Exercise task
State the number of lines in these records that include the word "this", and add nothing to it.
### Task inputs ###
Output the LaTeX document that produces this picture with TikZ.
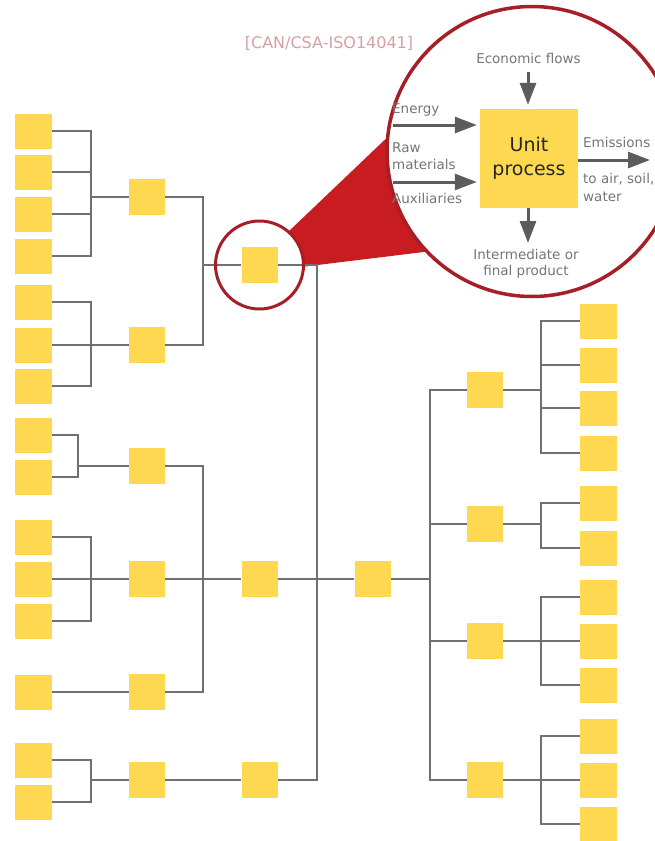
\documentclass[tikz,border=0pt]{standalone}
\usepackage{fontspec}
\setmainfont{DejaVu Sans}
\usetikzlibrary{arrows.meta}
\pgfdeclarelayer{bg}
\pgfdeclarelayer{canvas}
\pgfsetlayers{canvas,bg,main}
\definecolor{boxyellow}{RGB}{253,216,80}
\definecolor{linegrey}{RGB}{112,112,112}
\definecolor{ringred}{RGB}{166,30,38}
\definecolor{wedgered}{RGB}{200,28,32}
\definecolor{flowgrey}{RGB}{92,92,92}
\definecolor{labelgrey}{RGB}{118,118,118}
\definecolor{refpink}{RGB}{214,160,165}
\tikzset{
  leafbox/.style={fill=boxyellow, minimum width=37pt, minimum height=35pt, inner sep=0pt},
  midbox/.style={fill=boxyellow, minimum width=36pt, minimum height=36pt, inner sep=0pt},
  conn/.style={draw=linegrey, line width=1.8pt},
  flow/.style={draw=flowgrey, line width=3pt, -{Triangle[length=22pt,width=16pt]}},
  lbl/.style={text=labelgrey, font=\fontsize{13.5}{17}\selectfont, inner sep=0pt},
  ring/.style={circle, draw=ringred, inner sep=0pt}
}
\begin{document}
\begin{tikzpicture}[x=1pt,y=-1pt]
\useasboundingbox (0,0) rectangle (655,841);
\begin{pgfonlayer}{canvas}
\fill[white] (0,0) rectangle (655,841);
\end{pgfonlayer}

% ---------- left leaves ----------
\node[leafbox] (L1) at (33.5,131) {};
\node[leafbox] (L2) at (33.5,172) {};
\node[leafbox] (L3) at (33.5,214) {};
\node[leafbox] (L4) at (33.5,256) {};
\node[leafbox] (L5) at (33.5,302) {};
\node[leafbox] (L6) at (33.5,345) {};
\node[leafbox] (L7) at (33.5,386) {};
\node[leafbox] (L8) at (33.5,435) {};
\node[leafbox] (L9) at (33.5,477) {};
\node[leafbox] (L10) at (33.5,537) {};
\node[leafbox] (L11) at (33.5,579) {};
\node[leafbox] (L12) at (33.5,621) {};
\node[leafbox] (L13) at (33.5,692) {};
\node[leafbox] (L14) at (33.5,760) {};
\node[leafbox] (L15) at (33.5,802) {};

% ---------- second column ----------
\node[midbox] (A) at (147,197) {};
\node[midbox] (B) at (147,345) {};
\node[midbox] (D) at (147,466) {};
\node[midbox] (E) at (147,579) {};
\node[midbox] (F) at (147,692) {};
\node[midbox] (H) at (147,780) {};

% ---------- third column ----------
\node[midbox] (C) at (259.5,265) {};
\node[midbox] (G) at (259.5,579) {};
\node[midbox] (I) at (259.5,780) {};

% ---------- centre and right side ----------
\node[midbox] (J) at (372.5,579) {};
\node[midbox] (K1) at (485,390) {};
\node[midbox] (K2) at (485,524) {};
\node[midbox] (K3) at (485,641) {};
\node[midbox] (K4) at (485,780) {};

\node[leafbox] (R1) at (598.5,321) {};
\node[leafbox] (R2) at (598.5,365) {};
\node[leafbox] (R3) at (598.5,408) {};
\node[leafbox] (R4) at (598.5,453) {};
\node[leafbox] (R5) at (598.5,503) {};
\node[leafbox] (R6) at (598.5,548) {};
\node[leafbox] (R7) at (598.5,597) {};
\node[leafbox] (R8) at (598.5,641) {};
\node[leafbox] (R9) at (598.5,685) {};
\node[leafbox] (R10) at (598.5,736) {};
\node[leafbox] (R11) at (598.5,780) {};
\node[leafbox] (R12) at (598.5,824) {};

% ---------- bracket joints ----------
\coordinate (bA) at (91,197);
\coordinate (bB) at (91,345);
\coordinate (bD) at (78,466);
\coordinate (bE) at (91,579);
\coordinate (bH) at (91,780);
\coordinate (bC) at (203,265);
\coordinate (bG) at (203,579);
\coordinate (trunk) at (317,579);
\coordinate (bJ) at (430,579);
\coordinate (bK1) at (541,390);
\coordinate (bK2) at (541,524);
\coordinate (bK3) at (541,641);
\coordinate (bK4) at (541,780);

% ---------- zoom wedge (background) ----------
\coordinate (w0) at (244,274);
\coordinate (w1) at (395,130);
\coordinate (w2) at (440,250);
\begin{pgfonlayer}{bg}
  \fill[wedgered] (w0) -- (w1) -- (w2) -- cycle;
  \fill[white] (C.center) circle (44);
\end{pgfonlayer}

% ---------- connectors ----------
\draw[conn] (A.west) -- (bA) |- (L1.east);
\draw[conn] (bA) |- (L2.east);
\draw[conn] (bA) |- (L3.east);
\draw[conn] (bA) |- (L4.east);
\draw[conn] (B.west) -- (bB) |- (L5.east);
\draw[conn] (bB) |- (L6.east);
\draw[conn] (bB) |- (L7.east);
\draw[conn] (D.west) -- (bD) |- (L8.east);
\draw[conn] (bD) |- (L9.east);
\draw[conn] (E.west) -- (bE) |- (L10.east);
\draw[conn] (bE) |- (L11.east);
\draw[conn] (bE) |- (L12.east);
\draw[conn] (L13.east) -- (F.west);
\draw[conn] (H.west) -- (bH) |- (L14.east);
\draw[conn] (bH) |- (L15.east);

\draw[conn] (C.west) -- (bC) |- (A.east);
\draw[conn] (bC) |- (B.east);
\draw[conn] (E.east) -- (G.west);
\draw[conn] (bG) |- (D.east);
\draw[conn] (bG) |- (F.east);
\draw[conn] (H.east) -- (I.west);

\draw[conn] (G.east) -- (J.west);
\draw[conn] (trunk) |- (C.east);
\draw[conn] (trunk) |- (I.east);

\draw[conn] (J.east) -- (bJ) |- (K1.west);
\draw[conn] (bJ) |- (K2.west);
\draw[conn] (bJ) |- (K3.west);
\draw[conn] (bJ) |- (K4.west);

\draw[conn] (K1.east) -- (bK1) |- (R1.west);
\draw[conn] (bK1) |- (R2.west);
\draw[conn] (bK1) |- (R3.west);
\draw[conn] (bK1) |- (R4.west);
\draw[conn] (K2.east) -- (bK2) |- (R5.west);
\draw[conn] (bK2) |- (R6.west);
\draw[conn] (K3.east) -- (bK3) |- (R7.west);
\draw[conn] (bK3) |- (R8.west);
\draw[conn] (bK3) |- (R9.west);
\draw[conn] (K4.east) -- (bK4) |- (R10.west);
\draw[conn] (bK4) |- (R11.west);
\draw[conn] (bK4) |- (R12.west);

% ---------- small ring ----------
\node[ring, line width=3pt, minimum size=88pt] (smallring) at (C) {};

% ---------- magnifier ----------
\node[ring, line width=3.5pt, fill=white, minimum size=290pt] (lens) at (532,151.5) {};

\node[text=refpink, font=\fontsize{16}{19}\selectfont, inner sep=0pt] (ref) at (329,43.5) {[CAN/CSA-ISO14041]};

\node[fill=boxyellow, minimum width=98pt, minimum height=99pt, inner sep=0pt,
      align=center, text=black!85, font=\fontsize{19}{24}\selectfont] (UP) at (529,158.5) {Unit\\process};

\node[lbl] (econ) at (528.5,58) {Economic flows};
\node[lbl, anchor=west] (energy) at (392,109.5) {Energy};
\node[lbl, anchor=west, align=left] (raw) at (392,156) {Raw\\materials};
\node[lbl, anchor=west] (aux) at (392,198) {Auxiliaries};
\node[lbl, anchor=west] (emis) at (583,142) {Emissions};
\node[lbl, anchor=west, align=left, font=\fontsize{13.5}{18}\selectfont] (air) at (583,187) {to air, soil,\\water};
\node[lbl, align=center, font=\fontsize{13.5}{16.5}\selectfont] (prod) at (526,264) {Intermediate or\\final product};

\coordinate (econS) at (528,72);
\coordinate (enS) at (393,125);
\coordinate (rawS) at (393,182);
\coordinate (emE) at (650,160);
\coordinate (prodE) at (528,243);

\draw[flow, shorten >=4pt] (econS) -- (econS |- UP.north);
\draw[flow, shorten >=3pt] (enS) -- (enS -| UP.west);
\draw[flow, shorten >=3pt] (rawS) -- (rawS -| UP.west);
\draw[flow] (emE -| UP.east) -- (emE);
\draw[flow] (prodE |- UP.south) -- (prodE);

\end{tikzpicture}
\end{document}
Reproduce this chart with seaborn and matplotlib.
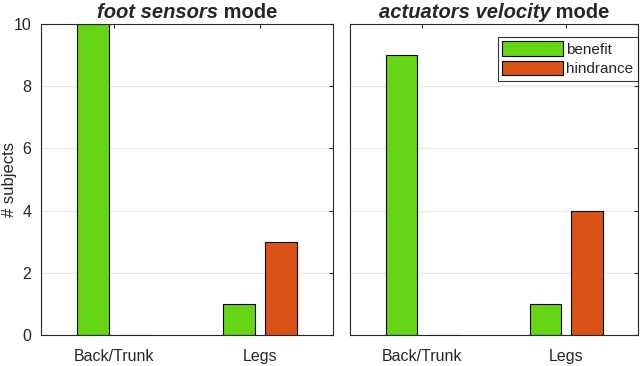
###
Final answer
2